Recall that the IRS informed Congress earlier this year that nearly 2 years of Lerner’s emails to outside agencies (such as the White House) were lost in a computer crash. This raised the eyebrows of investigators who note that the crash apparently happened about 10 days after a member of Congress expressed interest in the topic for which the emails were later subpoenaed. We’ve since learned that the email of six other individuals who may have had some relevant information were also lost.

Here are Dr. Barbara Rembiesa’s 6 questions as released by IAITAM Monday. The press release was first highlighted by the Washington Post.

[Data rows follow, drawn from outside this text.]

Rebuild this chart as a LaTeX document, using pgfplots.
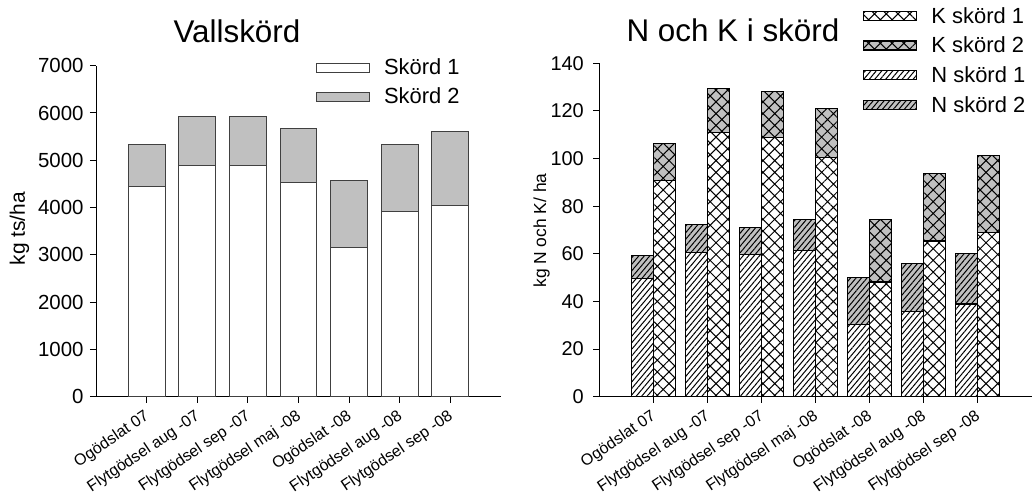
\documentclass[border=0pt]{standalone}
\usepackage{fontspec}
\setmainfont{Liberation Sans}
\usepackage{pgfplots}
\usepackage{pgfplotstable}
\pgfplotsset{compat=1.18}
\usetikzlibrary{patterns.meta}

\definecolor{grayfill}{RGB}{192,192,192}
\definecolor{edge}{RGB}{64,64,64}

\tikzset{
  nhatch/.style={postaction={pattern={Lines[angle=50,distance=4.2bp,line width=1bp]}}},
  khatch/.style={postaction={pattern={Hatch[angle=45,distance=8.3bp,line width=1bp]}}},
}

% left: dry matter yield, kg ts/ha
\pgfplotstableread{
x s1   s2
0 4440 890
1 4880 1050
2 4880 1050
3 4520 1160
4 3160 1410
5 3915 1415
6 4040 1565
}\vall

% right: N, kg/ha
\pgfplotstableread{
x n1   n2
0 49.7 9.7
1 60.5 11.9
2 59.6 11.4
3 61.3 13.0
4 30.4 19.7
5 35.7 20.3
6 38.9 21.3
}\kvave

% right: K, kg/ha
\pgfplotstableread{
x k1    k2
0 90.9  15.5
1 110.9 18.5
2 108.9 19.3
3 100.5 20.5
4 48.2  26.3
5 65.4  28.4
6 68.9  32.5
}\kalium

\pgfplotsset{
  patch legend/.style={legend image code/.code={
      \draw[##1] (0bp,-4.5bp) rectangle (53bp,4.5bp);}},
  common/.style={
    scale only axis,
    xmin=-1, xmax=7, ymin=0,
    axis lines=left,
    axis line style={-, line width=1bp, black},
    tick align=outside,
    major tick length=6bp,
    tick style={line width=1bp, black},
    xtick={0,...,6},
    xticklabels={Ogödslat 07, Flytgödsel aug -07, Flytgödsel sep -07,
      Flytgödsel maj -08, Ogödslat -08, Flytgödsel aug -08, Flytgödsel sep -08},
    xticklabel style={yshift=-5bp, xshift=-3bp, rotate=34, anchor=north east,
      inner sep=1bp, font=\fontsize{16}{16}\selectfont},
    /pgf/number format/assume math mode=true,
    /pgf/number format/1000 sep={},
    legend cell align=left,
  },
}

\begin{document}
\begin{tikzpicture}
\path[use as bounding box] (0,0) rectangle (1033bp,501bp);

\begin{axis}[common,
  at={(96bp,104.3bp)}, anchor=south west,
  width=405bp, height=331bp,
  ymax=7000, ytick={0,1000,...,7000},
  yticklabel style={font=\fontsize{20.5}{20.5}\selectfont, xshift=-3bp},
  ybar stacked, bar width=0.73,
  title={Vallskörd},
  title style={at={(axis description cs:0.348,1)}, anchor=base, yshift=17.5bp,
    font=\fontsize{31.5}{31.5}\selectfont},
  ylabel={kg ts/ha},
  ylabel style={at={(axis description cs:-0.189,0.5075)}, anchor=center,
    font=\fontsize{21}{21}\selectfont},
  legend style={at={(axis description cs:0.543,1.021)}, anchor=north west,
    draw=none, fill=none, inner sep=0pt, nodes={inner sep=0pt},
    column sep=14bp, row sep=11.6bp, font=\fontsize{22}{22}\selectfont},
]
\addplot[patch legend, draw=edge, line width=1bp, fill=white] table[x=x, y=s1] {\vall};
\addlegendentry{Skörd 1}
\addplot[patch legend, draw=edge, line width=1bp, fill=grayfill] table[x=x, y=s2] {\vall};
\addlegendentry{Skörd 2}
\end{axis}

\begin{axis}[common,
  at={(599.3bp,104.3bp)}, anchor=south west,
  width=432.4bp, height=333.4bp,
  ymax=140, ytick={0,20,...,140},
  yticklabel style={font=\fontsize{20}{20}\selectfont, xshift=-6bp},
  ybar stacked, bar width=0.41,
  axis line style={-, line width=1.3bp, black},
  title={N och K i skörd},
  title style={at={(axis description cs:0.309,1)}, anchor=base, yshift=16bp,
    font=\fontsize{31.5}{31.5}\selectfont},
  ylabel={kg N och K/ ha},
  ylabel style={at={(axis description cs:-0.1337,0.4985)}, anchor=center,
    font=\fontsize{17.5}{17.5}\selectfont},
  legend style={at={(axis description cs:0.61,1.169)}, anchor=north west,
    draw=none, fill=none, inner sep=0pt, nodes={inner sep=0pt},
    column sep=14bp, row sep=12.3bp, font=\fontsize{22}{22}\selectfont},
]
\addlegendimage{patch legend, draw=black, line width=1.2bp, fill=white, khatch}
\addlegendentry{K skörd 1}
\addlegendimage{patch legend, draw=black, line width=1.2bp, fill=grayfill, khatch}
\addlegendentry{K skörd 2}
\addplot[patch legend, bar shift=-0.205, draw=black, line width=1.2bp, fill=white, nhatch]
  table[x=x, y=n1] {\kvave};
\addlegendentry{N skörd 1}
\addplot[patch legend, bar shift=-0.205, draw=black, line width=1.2bp, fill=grayfill, nhatch]
  table[x=x, y=n2] {\kvave};
\addlegendentry{N skörd 2}
\end{axis}

\begin{axis}[
  scale only axis, hide axis,
  at={(599.3bp,104.3bp)}, anchor=south west,
  width=432.4bp, height=333.4bp,
  xmin=-1, xmax=7, ymin=0, ymax=140,
  ybar stacked, bar width=0.41,
]
\addplot[bar shift=0.205, draw=black, line width=1.2bp, fill=white, khatch]
  table[x=x, y=k1] {\kalium};
\addplot[bar shift=0.205, draw=black, line width=1.2bp, fill=grayfill, khatch]
  table[x=x, y=k2] {\kalium};
\end{axis}
\end{tikzpicture}
\end{document}
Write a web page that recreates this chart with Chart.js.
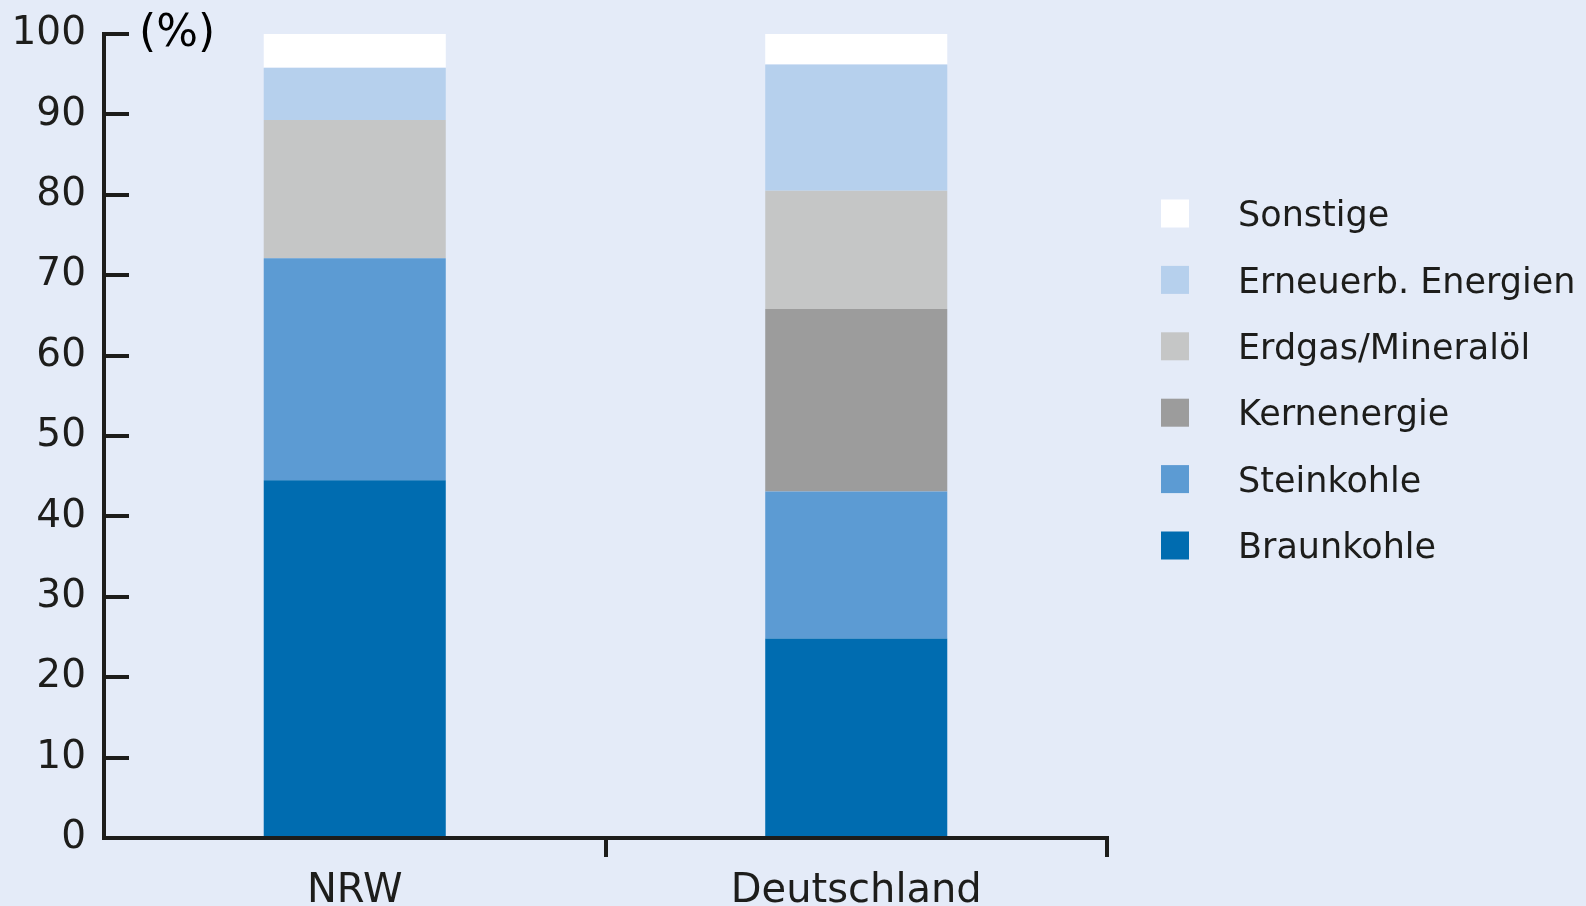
<!DOCTYPE html>
<html lang="de">
<head>
<meta charset="utf-8">
<title>Stromerzeugung nach Energieträgern</title>
<script src="https://cdn.jsdelivr.net/npm/chart.js@4"></script>
<style>
    html, body { margin: 0; padding: 0; background: #e4ebf8; }
    #wrap { width: 1586px; height: 906px; position: relative; }
</style>
</head>
<body>
<div id="wrap"><canvas id="chart"></canvas></div>
<script>
// Anteile der Energieträger an der Bruttostromerzeugung (%)
const regions = ['NRW', 'Deutschland'];
const yTicks = [0, 10, 20, 30, 40, 50, 60, 70, 80, 90, 100];

const braunkohle = [44.5, 24.8];
const steinkohle = [27.6, 18.3];
const kernenergie = [0, 22.7];
const erdgasOel = [17.2, 14.7];
const erneuerbare = [6.5, 15.7];
const sonstige = [4.2, 3.8];

const seriesNames = ['Braunkohle', 'Steinkohle', 'Kernenergie', 'Erdgas/Mineralöl', 'Erneuerb. Energien', 'Sonstige'];
const seriesData = [braunkohle, steinkohle, kernenergie, erdgasOel, erneuerbare, sonstige];
const seriesColors = ['#006cb0', '#5c9bd3', '#9c9c9c', '#c5c6c6', '#b6d0ed', '#ffffff'];

const ink = '#1d1d1b';
const fontFamily = '"DejaVu Sans", sans-serif';

// Legende rechts neben dem Diagramm, oberste Schicht zuerst
const sideLegend = {
    id: 'sideLegend',
    afterDraw(chart, args, opts) {
        const ctx = chart.ctx;
        const items = chart.data.datasets.slice().reverse();
        ctx.save();
        ctx.font = opts.size + 'px ' + fontFamily;
        ctx.textBaseline = 'alphabetic';
        ctx.textAlign = 'left';
        items.forEach((ds, i) => {
            const cy = opts.top + i * opts.rowGap;
            ctx.fillStyle = ds.backgroundColor;
            ctx.fillRect(opts.boxX, cy - opts.box / 2, opts.box, opts.box);
            ctx.fillStyle = ink;
            ctx.fillText(ds.label, opts.textX, cy + opts.size * 0.729 / 2);
        });
        ctx.restore();
    }
};

// Einheit oben an der y-Achse
const unitLabel = {
    id: 'unitLabel',
    afterDraw(chart, args, opts) {
        const ctx = chart.ctx;
        const yScale = chart.scales.y;
        ctx.save();
        ctx.font = opts.size + 'px ' + fontFamily;
        ctx.fillStyle = '#000';
        ctx.textAlign = 'left';
        ctx.textBaseline = 'middle';
        ctx.fillText(opts.text, yScale.right + opts.dx, yScale.getPixelForValue(100) + opts.dy);
        ctx.restore();
    }
};

new Chart(document.getElementById('chart'), {
    type: 'bar',
    data: {
        labels: regions,
        datasets: seriesNames.map((name, i) => ({
            label: name,
            data: seriesData[i],
            backgroundColor: seriesColors[i],
            borderWidth: 0,
            barPercentage: 1,
            categoryPercentage: 0.363
        }))
    },
    options: {
        responsive: true,
        maintainAspectRatio: false,
        animation: false,
        layout: { padding: { top: 34, right: 479, bottom: 0, left: 0 } },
        plugins: {
            legend: { display: false },
            tooltip: { enabled: true },
            sideLegend: { boxX: 1161, textX: 1238, top: 213.5, rowGap: 66.4, box: 28, size: 35 },
            unitLabel: { text: '(%)', size: 44, dx: 35, dy: 1 }
        },
        scales: {
            x: {
                stacked: true,
                border: { display: true, color: ink, width: 4 },
                grid: {
                    offset: true,
                    drawOnChartArea: false,
                    tickLength: 19,
                    lineWidth: 4,
                    color: ctx => ctx.index === 0 ? 'rgba(0,0,0,0)' : ink
                },
                ticks: { padding: 11, color: ink, font: { family: fontFamily, size: 40 } },
                afterFit: scale => {
                    scale.height = 68;
                    scale.paddingLeft = 0;
                    scale.paddingRight = 0;
                }
            },
            y: {
                stacked: true,
                min: 0,
                max: 100,
                afterBuildTicks: scale => { scale.ticks = yTicks.map(v => ({ value: v })); },
                border: { display: true, color: ink, width: 4 },
                grid: {
                    drawOnChartArea: false,
                    tickLength: -25,
                    lineWidth: 4,
                    color: ink
                },
                ticks: { padding: 43, color: ink, font: { family: fontFamily, size: 39 } },
                afterFit: scale => {
                    scale.width = 104;
                    scale.paddingTop = 0;
                    scale.paddingBottom = 0;
                }
            }
        }
    },
    plugins: [sideLegend, unitLabel]
});
</script>
</body>
</html>
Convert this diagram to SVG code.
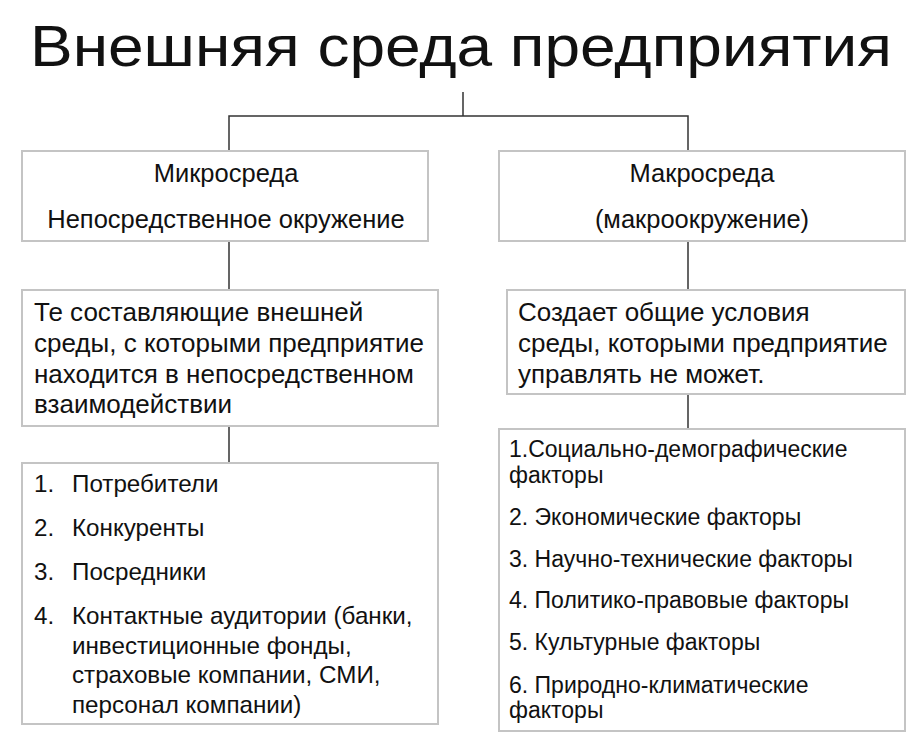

  1. What happened to the IRS’s IT Asset Managers who appear to have disappeared at a key juncture? At organizations such as the IRS, the ordering of a hard drive destruction and the documenting of the process would be handled by trained IT Asset Managers — professionals with special training and certification. IAITAM’s records show that at least three IT Asset Managers who were working at the IRS prior to the 13 May 2013 Inspector General Report were shuffled out from those positions around the time of that report. Investigators need to determine if these in-house IT Asset Managers were removed from the picture as the IRS email investigation heated up.
  2. Where is the documentation proving that Lois Lerner’s hard drive was wiped or destroyed? Proper IT Asset Management requires clear proof and records of destruction when drives are wiped or destroyed. Until that documentation is provided, the hard drives should be considered lost, not destroyed.
  3. Were the drives destroyed by an outside vendor or firm? If so, by who, and can they verify the destruction? For federal government agencies, this kind of arrangement, in which a specialized IT Asset Destruction (ITAD) firm is called in to complete a hard drive wipe or destruction, is not unusual. If an ITAD firm was relied upon by the IRS in the case of the Lerner drives, it would add an entire second layer of documentation of the decision-making process leading up to the hard drive destruction.
  4. What are the IRS’s specific policies and procedures on document retention when hard drives are damaged or destroyed? In large organizations, hard drives don’t just get bulk erased. The IRS almost certainly has specific policies and procedures for hard drive reclamation and/or destruction. If the process was followed properly, there will documentation evidencing failed attempts to recover data from the hard drives and proper handling for destruction.
  5. What is the disaster recovery policy at the IRS? Data loss at large organizations is not uncommon. What would be unusual is the lack of a way for data to be recovered. Investigators need to understand exactly what the IRS would typically do in this kind of situation, if it was done, and, if not, why not.
  6. Where are Lois Lerner’s emails from her Blackberry device? Are those secure? What is on the enterprise server? It is difficult to imagine that none of the emails in question were done on a mobile basis. If so, there may be a freestanding stream of email records that would not be impacted by the Lerner hard drive loss.

IAITAM has previous questioned the plausibility of the IRS’ story about the missing emails. In a June press release President Rembiesa said, “The notion that these emails just magically vanished makes no sense
whatsoever.  That is not how IT asset management at major businesses and
government institutions works in this country.”